The Hoffman–Singleton graph
It's time for the twice-monthly Visual Insight
post! This time it's a picture by +Félix de la Fuente
, an architect and dedicated amateur mathematician in Barcelona who is in love with discrete geometry, polytopes and combinatorics.
He drew the Hoffman–Singleton graph
by connecting 5 pentagons to 5 pentagrams. The picture at left shows the pentagons on the outside and the pentagrams on the inside. The picture at right shows how one of pentagons is connected to all 5 pentagrams. At Visual Insight
you can see the whole construction and the final result:http://blogs.ams.org/visualinsight/2016/02/01/hoffman-singleton-graph/
The resulting graph has 252,000 symmetries! These symmetries form a group called PΣU(3,F₂₅), which I explain in the post.
For now let me just say that this group is built using the field with 25 elements, which is called F₂₅
. To get this field, you can take the integers mod 5 and throw in a square root of some number that doesn't already have a square root. As a result, F₂₅ has an operation that acts a lot like complex conjugation, and this is used to define PΣU(3,F₂₅).
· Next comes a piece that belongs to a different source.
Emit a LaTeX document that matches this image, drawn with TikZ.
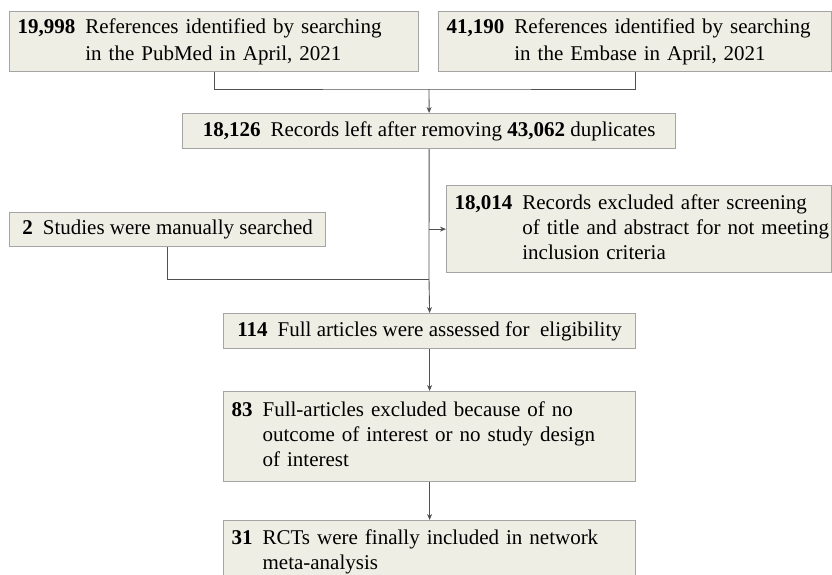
\documentclass[tikz,border=0pt]{standalone}
\usepackage{fontspec}
\setmainfont{Liberation Serif}
\usetikzlibrary{arrows.meta}
\definecolor{boxfill}{HTML}{EFEEE4}
\definecolor{boxline}{HTML}{A5A5A5}
\definecolor{linkline}{HTML}{505050}
\newlength{\numgap}
\setlength{\numgap}{10pt}
\newcommand\boxtext[2]
{
  \begin{tabular}{@{}l@{\hspace{\numgap}}l@{}}\textbf{#1} & #2\end{tabular}
}

\begin{document}
\begin{tikzpicture}[x=1pt,y=1pt]
  \tikzstyle{flowbox}=[
       draw=boxline,
       fill=boxfill,
       line width=1.2pt,
       inner xsep=8pt,
       inner ysep=0pt,
       anchor=north west,
       font=\fontsize{21}{25}\selectfont]
  \tikzstyle{link}=[draw=linkline, line width=0.9pt]
  \tikzstyle{linkarrow}=[link, -{Stealth[length=6pt,width=5pt]}]
  \useasboundingbox[fill=white] (0,0) rectangle (832,-574);
  \clip (0,0) rectangle (832,-574);
  % sources
  \node[flowbox, minimum width=409pt, minimum height=60pt, text width=393pt, align=left]
    (pubmed) at (9,-11)
    {\boxtext{19,998}{References identified by searching\\[2pt] & in the PubMed in April, 2021}};
  \node[flowbox, minimum width=393pt, minimum height=60pt, text width=377pt, align=left]
    (embase) at (438,-11)
    {\boxtext{41,190}{References identified by searching\\[2pt] & in the Embase in April, 2021}};
  \node[flowbox, minimum width=493pt, minimum height=35pt]
    (dedup) at (182,-113)
    {\textbf{18,126}\hspace{\numgap}Records left after removing \textbf{43,062} duplicates};
  % screening
  \node[flowbox, minimum width=316pt, minimum height=34pt]
    (manual) at (9,-212)
    {\textbf{2}\hspace{\numgap}Studies were manually searched};
  \node[flowbox, minimum width=385pt, minimum height=87pt, text width=369pt, align=left]
    (screen) at (446,-185)
    {\boxtext{18,014}{Records excluded after screening\\ & of title and abstract for not meeting\\ & inclusion criteria}};
  % eligibility
  \node[flowbox, minimum width=412pt, minimum height=35pt]
    (full) at (223,-313)
    {\textbf{114}\hspace{\numgap}Full articles were assessed for~ eligibility};
  \node[flowbox, minimum width=412pt, minimum height=90pt, text width=396pt, align=left]
    (notelig) at (223,-391)
    {\boxtext{83}{Full-articles excluded because of no\\ & outcome of interest or no study design\\ & of interest}};
  \node[flowbox, minimum width=412pt, minimum height=62pt, text width=396pt, align=left]
    (incl) at (223,-520)
    {\boxtext{31}{RCTs were finally included in network\\ & meta-analysis}};
  % connectors
  \coordinate (join1) at (429,-89);
  \coordinate (join2) at (429,-279);
  \draw[link] (pubmed.south) |- (join1) -| (embase.south);
  \draw[linkarrow] (join1) -- (dedup.north);
  \draw[link] (dedup.south) -- (join2);
  \draw[linkarrow] (dedup.south |- screen.west) -- (screen.west);
  \draw[link] (manual.south) |- (join2);
  \draw[linkarrow] (join2) -- (full.north);
  \draw[linkarrow] (full.south) -- (notelig.north);
  \draw[linkarrow] (notelig.south) -- (incl.north);
\end{tikzpicture}
\end{document}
All this is nice... but it's not surprising that if we take 5 pentagons and 5 pentagrams and connect them up in a highly symmetrical way, we get a graph whose symmetries are connected to algebra involving the numbers 5 and 25.
I'm more tantalized by the mysterious connection between the Hoffman–Singleton graph and the Fano plane! The Fano plane has 7 points and 7 lines; it's not very 'five-ish'. And yet, you can build the Hoffman–Singleton graph starting from ideas involving the Fano plane. Why???